Migrants who have waited more than five years to have their parents settle in New Zealand are calling for the government to front up on when residence applications will restart.
Auckland University Professor Deborah Levy applied for her mother Betty Mills, 86, to join her from London six months before the parent category was suspended in 2016.
She was happy to find she met the criteria when the government re-opened the programme last year, and selections to apply for the 1000 visas available per year were scheduled to start in May. But the programme was again put on ice after the pandemic struck.
More than 8500 parents of overseas-born residents and citizens are among more the 5000 expressions of interest (EOI) for residence that have been filed, but no-one is being selected to apply. The process was suspended at the same time as skilled migrant residence selections.
"It feels like 100 years to me but I think it's six years - we've been waiting that long, we've just been waiting and waiting and it's really taken a toll on all of us," Levy said.
"I'm very stressed all the time. It feels like a real kick in the teeth. I don't think they've treated people as human beings. I don't think they realise the impact they make on people's lives when they can't make decisions for six years."
The University of Auckland professor, who heads the property department, said she would have to leave if her mother cannot stay. The family are waiting to hear whether she has been granted a two-year visa after a successful request for ministerial intervention.
Her mother describes herself as a "Covid refugee" as she was visiting when the pandemic started and has had her visitor visa extended, but there is still no news on residence, leaving question marks over whether she should sell her home in England when - as a non-resident - she cannot buy one here.
"If her two-year visa gets declined, we have to basically pack up and go," Levy said.
"It's become eminently clear to me that as a family we're going to have to start making some decisions if we don't hear soon - about whether we stay here or we go back to the UK for a few months or some time.
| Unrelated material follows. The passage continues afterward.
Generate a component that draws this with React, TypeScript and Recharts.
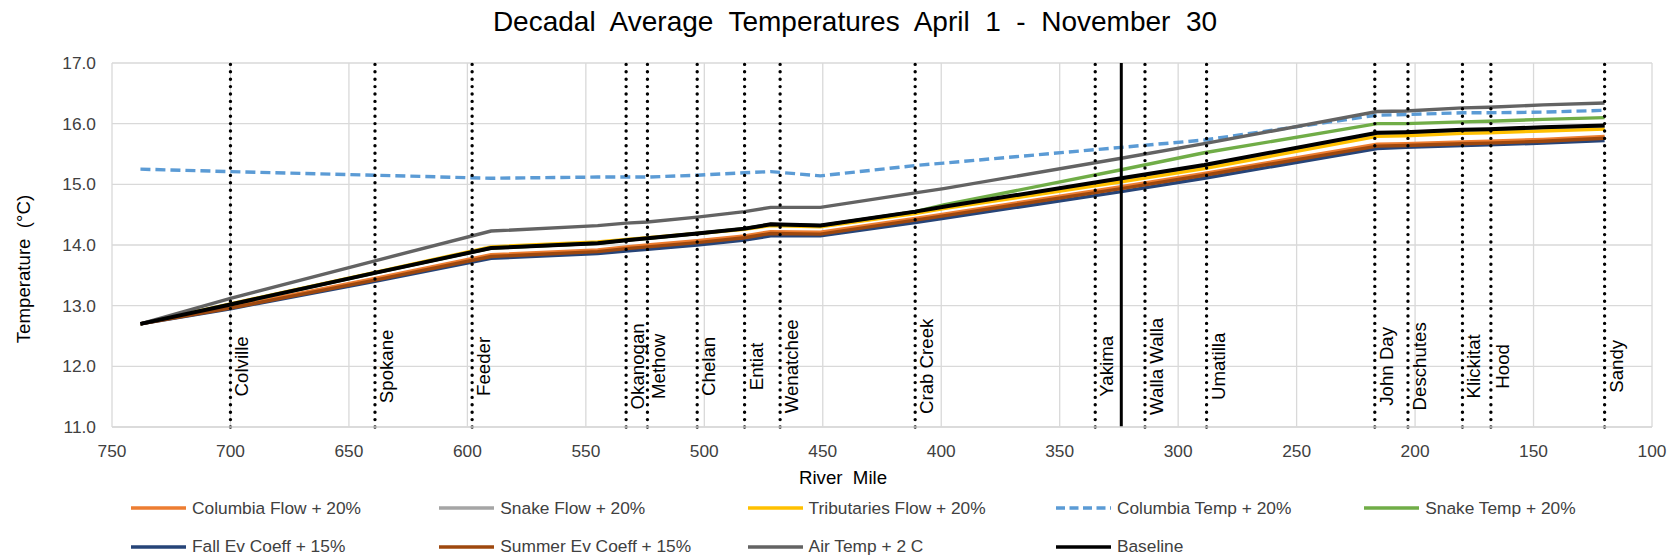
import { CartesianGrid, Line, LineChart, ReferenceLine, XAxis, YAxis } from "recharts";

// river miles where the model reports a value (upstream -> downstream)
const MILES = [738, 700, 639, 590, 545, 533, 524, 503, 483, 472, 451, 411, 399, 324, 289, 216, 204, 180, 169, 146, 120];

const COLUMBIA_FLOW = [12.7, 12.98, 13.45, 13.84, 13.92, 13.97, 14.0, 14.07, 14.15, 14.22, 14.21, 14.44, 14.51, 14.96, 15.18, 15.66, 15.67, 15.7, 15.71, 15.74, 15.79];
const SNAKE_FLOW = [12.7, 13.02, 13.54, 13.95, 14.03, 14.08, 14.11, 14.19, 14.27, 14.34, 14.32, 14.55, 14.63, 15.09, 15.31, 15.84, 15.85, 15.89, 15.9, 15.93, 15.96];
const TRIB_FLOW = [12.7, 13.03, 13.55, 13.97, 14.05, 14.09, 14.12, 14.19, 14.26, 14.32, 14.3, 14.52, 14.6, 15.04, 15.26, 15.79, 15.8, 15.84, 15.85, 15.88, 15.91];
const COLUMBIA_TEMP = [15.25, 15.21, 15.15, 15.1, 15.12, 15.12, 15.12, 15.15, 15.19, 15.21, 15.14, 15.31, 15.35, 15.61, 15.73, 16.14, 16.15, 16.18, 16.18, 16.19, 16.22];
const SNAKE_TEMP = [12.7, 13.02, 13.54, 13.95, 14.03, 14.08, 14.11, 14.19, 14.27, 14.34, 14.32, 14.55, 14.66, 15.24, 15.52, 16.0, 16.0, 16.03, 16.04, 16.07, 16.1];
const FALL_EV = [12.7, 12.95, 13.4, 13.78, 13.86, 13.9, 13.93, 14.0, 14.08, 14.15, 14.15, 14.37, 14.44, 14.88, 15.1, 15.59, 15.61, 15.64, 15.65, 15.68, 15.72];
const SUMMER_EV = [12.7, 12.96, 13.42, 13.81, 13.89, 13.94, 13.97, 14.04, 14.12, 14.19, 14.18, 14.41, 14.48, 14.93, 15.15, 15.63, 15.64, 15.67, 15.68, 15.71, 15.76];
const AIR_TEMP = [12.7, 13.12, 13.74, 14.23, 14.32, 14.36, 14.38, 14.46, 14.55, 14.62, 14.62, 14.86, 14.93, 15.43, 15.67, 16.2, 16.21, 16.26, 16.27, 16.31, 16.34];
const BASELINE = [12.7, 13.02, 13.54, 13.95, 14.03, 14.08, 14.11, 14.19, 14.27, 14.34, 14.32, 14.55, 14.63, 15.1, 15.32, 15.85, 15.86, 15.9, 15.91, 15.94, 15.97];

const TRIB_NAMES = ["Colville", "Spokane", "Feeder", "Okanogan", "Methow", "Chelan", "Entiat", "Wenatchee", "Crab Creek", "Yakima", "Walla Walla", "Umatilla", "John Day", "Deschutes", "Klickitat", "Hood", "Sandy"];
const TRIB_MILES = [700, 639, 598, 533, 524, 503, 483, 468, 411, 335, 314, 288, 217, 203, 180, 168, 120];
const SNAKE_CONFLUENCE = 324;

const X_TICKS = [750, 700, 650, 600, 550, 500, 450, 400, 350, 300, 250, 200, 150, 100];
const Y_TICKS = [11, 12, 13, 14, 15, 16, 17];

const SERIES = [
  { key: "columbiaFlow", name: "Columbia Flow + 20%", color: "#ED7D31", values: COLUMBIA_FLOW },
  { key: "snakeFlow", name: "Snake Flow + 20%", color: "#A5A5A5", values: SNAKE_FLOW },
  { key: "tribFlow", name: "Tributaries Flow + 20%", color: "#FFC000", values: TRIB_FLOW },
  { key: "columbiaTemp", name: "Columbia Temp + 20%", color: "#5B9BD5", values: COLUMBIA_TEMP, dash: "10 5" },
  { key: "snakeTemp", name: "Snake Temp + 20%", color: "#70AD47", values: SNAKE_TEMP },
  { key: "fallEv", name: "Fall Ev Coeff + 15%", color: "#264478", values: FALL_EV },
  { key: "summerEv", name: "Summer Ev Coeff + 15%", color: "#9E480E", values: SUMMER_EV },
  { key: "airTemp", name: "Air Temp + 2 C", color: "#636363", values: AIR_TEMP },
  { key: "baseline", name: "Baseline", color: "#000000", values: BASELINE, width: 4 },
];

const rows = MILES.map((mile, i) => {
  const row: Record<string, number> = { mile };
  SERIES.forEach((s) => (row[s.key] = s.values[i]));
  return row;
});

const FONT = "'Liberation Sans', Arial, sans-serif";
const TEXT = "#404040";
const tick = { fontSize: 17.33, fill: TEXT, fontFamily: FONT };

function TribLabel({ viewBox, name }: any) {
  if (!viewBox) return null;
  const x = viewBox.x + 18;
  const y = viewBox.y + (viewBox.height * 5) / 6;
  return (
    <text
      x={x}
      y={y}
      transform={`rotate(-90 ${x} ${y})`}
      textAnchor="middle"
      fontSize={18.67}
      fontFamily={FONT}
      fill="#000"
    >
      {name}
    </text>
  );
}

function LegendBlock() {
  return (
    <div style={{ position: "absolute", left: 0, top: 490, width: 1680, fontFamily: FONT, fontSize: 17.33, color: TEXT }}>
      {SERIES.map((s, i) => {
        const col = i % 5;
        const row = Math.floor(i / 5);
        return (
          <div
            key={s.key}
            style={{ position: "absolute", left: 130 + col * 308.3, top: row * 38.5, height: 36, display: "flex", alignItems: "center", whiteSpace: "nowrap" }}
          >
            <svg width={62} height={10}>
              <line
                x1={1}
                x2={56}
                y1={5}
                y2={5}
                stroke={s.color}
                strokeWidth={3.5}
                strokeDasharray={s.dash ? "9 4.5" : undefined}
              />
            </svg>
            <span>{s.name}</span>
          </div>
        );
      })}
    </div>
  );
}

export default function App() {
  return (
    <div style={{ position: "relative", width: 1680, height: 560, background: "#fff", overflow: "hidden" }}>
      <style>{`body{margin:0}`}</style>
      <LineChart width={1680} height={560} data={rows} margin={{ top: 63, right: 28, bottom: 103, left: 0 }}>
        <CartesianGrid stroke="#D9D9D9" strokeWidth={1.3} />
        <XAxis
          dataKey="mile"
          type="number"
          domain={[100, 750]}
          ticks={X_TICKS}
          reversed
          tick={tick}
          tickLine={false}
          tickSize={0}
          tickMargin={18}
          axisLine={{ stroke: "#D9D9D9", strokeWidth: 1.5 }}
          interval={0}
        />
        <YAxis
          type="number"
          domain={[11, 17]}
          ticks={Y_TICKS}
          width={112}
          tick={tick}
          tickLine={false}
          tickSize={0}
          tickMargin={16}
          axisLine={false}
          tickFormatter={(v) => Number(v).toFixed(1)}
        />
        {SERIES.map((s) => (
          <Line
            key={s.key}
            dataKey={s.key}
            name={s.name}
            stroke={s.color}
            strokeWidth={s.width ?? 3.4}
            strokeDasharray={s.dash}
            dot={false}
            activeDot={false}
            isAnimationActive={false}
          />
        ))}
        {TRIB_NAMES.map((name, i) => (
          <ReferenceLine
            key={name}
            x={TRIB_MILES[i]}
            stroke="#000"
            strokeWidth={3.4}
            strokeDasharray="0 7.4"
            strokeLinecap="round"
            label={<TribLabel name={name} />}
          />
        ))}
        <ReferenceLine x={SNAKE_CONFLUENCE} stroke="#000" strokeWidth={3} />
      </LineChart>
      <svg width={1680} height={560} style={{ position: "absolute", left: 0, top: 0, pointerEvents: "none" }}>
        <text x={855} y={31} textAnchor="middle" fontFamily={FONT} fontSize={28} fill="#000" style={{ whiteSpace: "pre" }}>
          {"Decadal  Average  Temperatures  April  1  -  November  30"}
        </text>
        <text
          x={30}
          y={269}
          transform="rotate(-90 30 269)"
          textAnchor="middle"
          fontFamily={FONT}
          fontSize={18.67}
          fill="#000"
          style={{ whiteSpace: "pre" }}
        >
          {"Temperature  (°C)"}
        </text>
        <text x={843} y={484} textAnchor="middle" fontFamily={FONT} fontSize={18.67} fill="#000" style={{ whiteSpace: "pre" }}>
          {"River  Mile"}
        </text>
      </svg>
      <LegendBlock />
    </div>
  );
}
These are really big decisions that we just say, but suddenly they're going to become real, we're going to have to make these decisions."
Levy said while her mother is here in New Zealand albeit with an uncertain future, she felt for those families whose parents had been locked out by the border closure, as well as by the residence process being stalled.
"It keeps you in limbo, it affects everything you do every day of your life, subconsciously and you wake up in the middle of the night worrying about what the outcome's going to be, how mum will be. It's just a constant cloud over your life, it never goes."
In a statement, a spokesperson for Immigration Minister Kris Faafoi said the government continued to assess when EOI selections can take place, but added there was no timeframe on when decisions would be made.